Wherever a line holds the string "source", copy that line.

===== Records to use

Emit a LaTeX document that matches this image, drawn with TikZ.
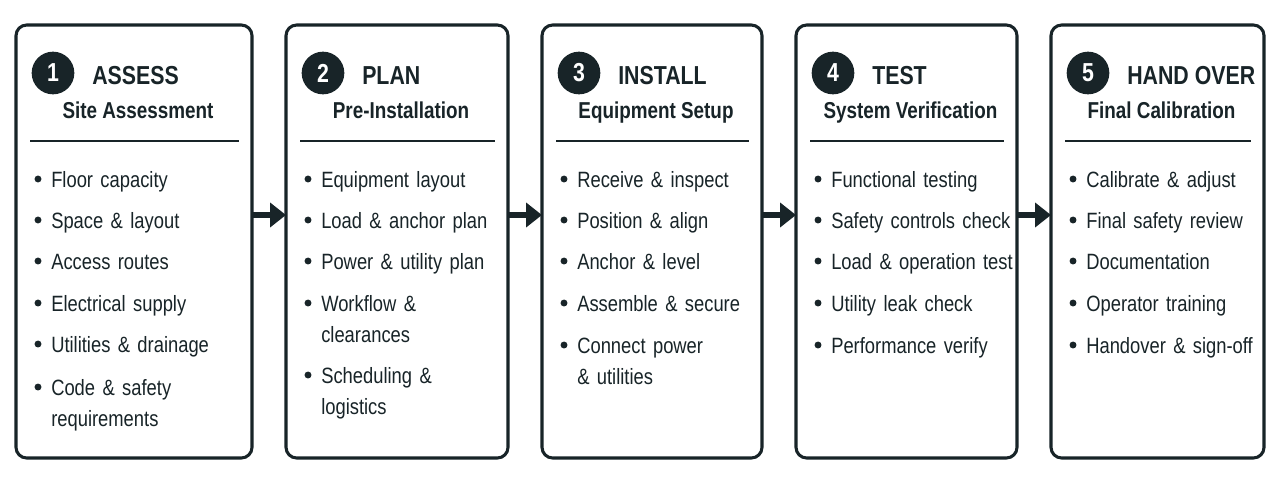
\documentclass[tikz,border=0pt]{standalone}
\usepackage{fontspec}
\setmainfont{Liberation Sans}[FakeStretch=0.83,BoldFeatures={FakeStretch=0.82}]
\usepackage{tikz}
\definecolor{ink}{RGB}{24,36,40}
\usetikzlibrary{fit,arrows.meta}

% one stage: #1 number, #2 left x, #3 right x, #4 title, #5 subtitle, #6 items (baseline/text)
\newcommand{\stagebox}[6]{%
    \node[stage, fit={(#2,25) (#3,458)}] (s#1) {};
    \node[badge] (n#1) at (#2+37,73) {#1};
    \node[title] (t#1) at (#2+76,84) {#4};
    \node[subtitle] (u#1) at ({(#2+#3)/2+4},118) {#5};
    \draw[rule] (#2+14,141) -- (#3-13,141);
    \foreach \y/\txt in {#6} {
        \fill[ink] (#2+22,\y-8) circle (2.6pt);
        \node[item] (i#1-\y) at (#2+35,\y) {\txt};
    }
}

\begin{document}
\begin{tikzpicture}[x=0.75pt,y=-0.75pt,
        stage/.style={draw=ink, line width=2.3pt, rounded corners=8pt, inner sep=0pt, outer sep=0pt},
        badge/.style={circle, fill=ink, text=white, minimum size=32pt, inner sep=0pt,
            font=\bfseries\fontsize{19.5}{22}\selectfont},
        title/.style={anchor=base west, inner sep=0pt, text=ink,
            font=\bfseries\fontsize{19.5}{22}\selectfont},
        subtitle/.style={anchor=base, inner sep=0pt, text=ink,
            font=\bfseries\fontsize{17.25}{20}\selectfont},
        rule/.style={draw=ink, line width=1.4pt},
        item/.style={anchor=base west, inner sep=0pt, text=ink, text width=170pt, align=left,
            font=\fontsize{16.6}{23.25}\selectfont},
        flow/.style={draw=ink, line width=3.8pt, -{Triangle[length=12pt,width=18pt]}}]

        \useasboundingbox[fill=white] (0,0) rectangle (1280,483);

        \stagebox{1}{16}{252}{ASSESS}{Site Assessment}
            {187/Floor capacity, 228/Space \& layout, 269/Access routes,
             311/Electrical supply, 352/Utilities \& drainage, 395/Code \& safety\\requirements}
        \stagebox{2}{286}{508}{PLAN}{Pre-Installation}
            {187/Equipment layout, 228/Load \& anchor plan, 269/Power \& utility plan,
             311/Workflow \&\\clearances, 383/Scheduling \&\\logistics}
        \stagebox{3}{542}{762}{INSTALL}{Equipment Setup}
            {187/Receive \& inspect, 228/Position \& align, 269/Anchor \& level,
             311/Assemble \& secure, 353/Connect power\\\& utilities}
        \stagebox{4}{796}{1017}{TEST}{System Verification}
            {187/Functional testing, 228/Safety controls check, 269/Load \& operation test,
             311/Utility leak check, 353/Performance verify}
        \stagebox{5}{1051}{1264}{HAND OVER}{Final Calibration}
            {187/Calibrate \& adjust, 228/Final safety review, 269/Documentation,
             311/Operator training, 353/Handover \& sign-off}

        \draw[flow] (s1.east |- 0,215) -- (s2.west |- 0,215);
        \draw[flow] (s2.east |- 0,215) -- (s3.west |- 0,215);
        \draw[flow] (s3.east |- 0,215) -- (s4.west |- 0,215);
        \draw[flow] (s4.east |- 0,215) -- (s5.west |- 0,215);
    \end{tikzpicture}
\end{document}
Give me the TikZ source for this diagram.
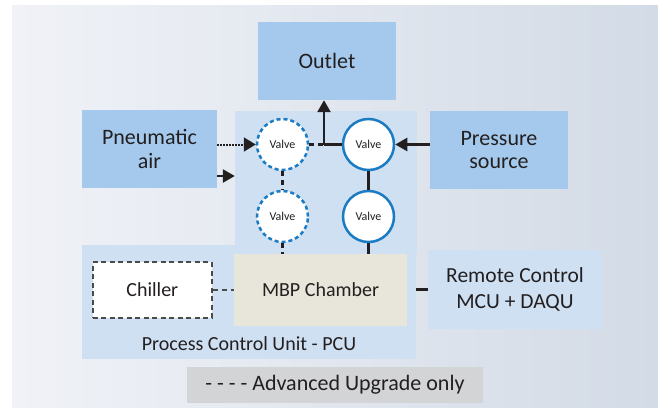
\documentclass[tikz,border=0pt]{standalone}
\usepackage{fontspec}
\setmainfont{Carlito}
\usetikzlibrary{positioning, arrows.meta}
\definecolor{boxblue}{HTML}{A4C9EC}
\definecolor{paleblue}{HTML}{CFE0F3}
\definecolor{chamberbeige}{HTML}{E8E6DA}
\definecolor{valveblue}{HTML}{1B7BC3}
\definecolor{legendgray}{HTML}{D3D4D6}
\definecolor{bgleft}{HTML}{F0F2F7}
\definecolor{bgmid}{HTML}{E8EBF2}
\definecolor{bgright}{HTML}{D3DBE6}
\definecolor{inkgray}{HTML}{231F20}
\definecolor{dashgray}{HTML}{4A4A4A}

\begin{document}
\begin{tikzpicture}[
    x=1pt, y=-1pt,
    every node/.style={text=inkgray},
    block/.style={rectangle, fill=boxblue, inner sep=0pt, align=center, font=\fontsize{22}{23.5}\selectfont},
    region/.style={rectangle, fill=paleblue, inner sep=0pt},
    valve/.style={circle, draw=valveblue, fill=white, line width=2.5pt, minimum size=51pt, inner sep=0pt, font=\fontsize{12}{14}\selectfont},
    optvalve/.style={valve, dash pattern=on 4pt off 3pt},
    link/.style={line width=2.5pt, draw=inkgray},
    optlink/.style={link, dash pattern=on 5pt off 4pt},
    dotlink/.style={line width=2pt, draw=inkgray, dash pattern=on 1.5pt off 1.5pt, -{Triangle[length=12pt, width=14pt]}},
    arrow/.style={link, -{Triangle[length=12pt, width=13pt]}}
  ]
    \useasboundingbox (0,0) rectangle (658,412);
    \shade[left color=bgleft, middle color=bgmid, right color=bgright] (12,6) rectangle (658,407);

    % regions
    \node[region, minimum width=182pt, minimum height=143pt] (valvereg) at (326,182.5) {};
    \node[region, minimum width=334pt, minimum height=114pt] (pcu) at (249,302) {};
    \node[font=\fontsize{20}{24}\selectfont] (pculabel) at (249,344) {Process Control Unit - PCU};

    % boxes
    \node[block, minimum width=138pt, minimum height=78pt] (outlet) at (327,61) {Outlet};
    \node[block, minimum width=135pt, minimum height=78pt] (pneu) at (149.5,149) {Pneumatic\\air};
    \node[block, minimum width=138pt, minimum height=78pt] (press) at (499,150) {Pressure\\source};
    \node[rectangle, fill=chamberbeige, minimum width=173pt, minimum height=72pt, font=\fontsize{20}{24}\selectfont] (chamber) at (320.5,290) {MBP Chamber};
    \node[rectangle, draw=dashgray, fill=white, line width=2pt, dash pattern=on 5pt off 3.5pt, minimum width=119pt, minimum height=56pt, font=\fontsize{20}{24}\selectfont, left=21pt of chamber] (chiller) {Chiller};
    \node[block, fill=paleblue, minimum width=174pt, minimum height=79pt, font=\fontsize{21.5}{26.5}\selectfont] (remote) at (515,289.5) {Remote Control\\MCU + DAQU};
    \node[rectangle, fill=legendgray, minimum width=296pt, minimum height=36pt, font=\fontsize{22}{26}\selectfont] (legend) at (335,385) {- - - - Advanced Upgrade only};

    % valves
    \node[optvalve] (v1) at (282.5,144.5) {Valve};
    \node[valve, right=32.5pt of v1] (v2) {Valve};
    \node[optvalve, below=18.5pt of v1] (v3) {Valve};
    \node[valve, below=18.5pt of v2] (v4) {Valve};

    % connectors
    \coordinate (junc) at (324,144.5);
    \coordinate (pin) at ([yshift=-27pt]pneu.east);
    \draw[dotlink] (pneu.east |- v1) -- (v1.west);
    \draw[arrow] (pin) -- (pin -| valvereg.west);
    \draw[optlink] (v1.east) -- (junc);
    \draw[link] (junc) -- (v2.west);
    \draw[arrow] (junc) -- (junc |- outlet.south);
    \draw[arrow] (press.west |- v2) -- (v2.east);
    \draw[optlink] (v1) -- (v3);
    \draw[optlink] (v3) -- (v3 |- chamber.north);
    \draw[link] (v2) -- (v4);
    \draw[link] (v4) -- (v4 |- chamber.north);
    \draw[optlink, draw=dashgray, line width=2pt] (chiller.east) -- (chamber.west);
    \draw[link] (remote.west) -- (remote.west -| pcu.east);
  \end{tikzpicture}
\end{document}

==========

→ Answer to the exercise
Give me the TikZ source for this diagram.
    \node[block, minimum width=138pt, minimum height=78pt] (press) at (499,150) {Pressure\\source};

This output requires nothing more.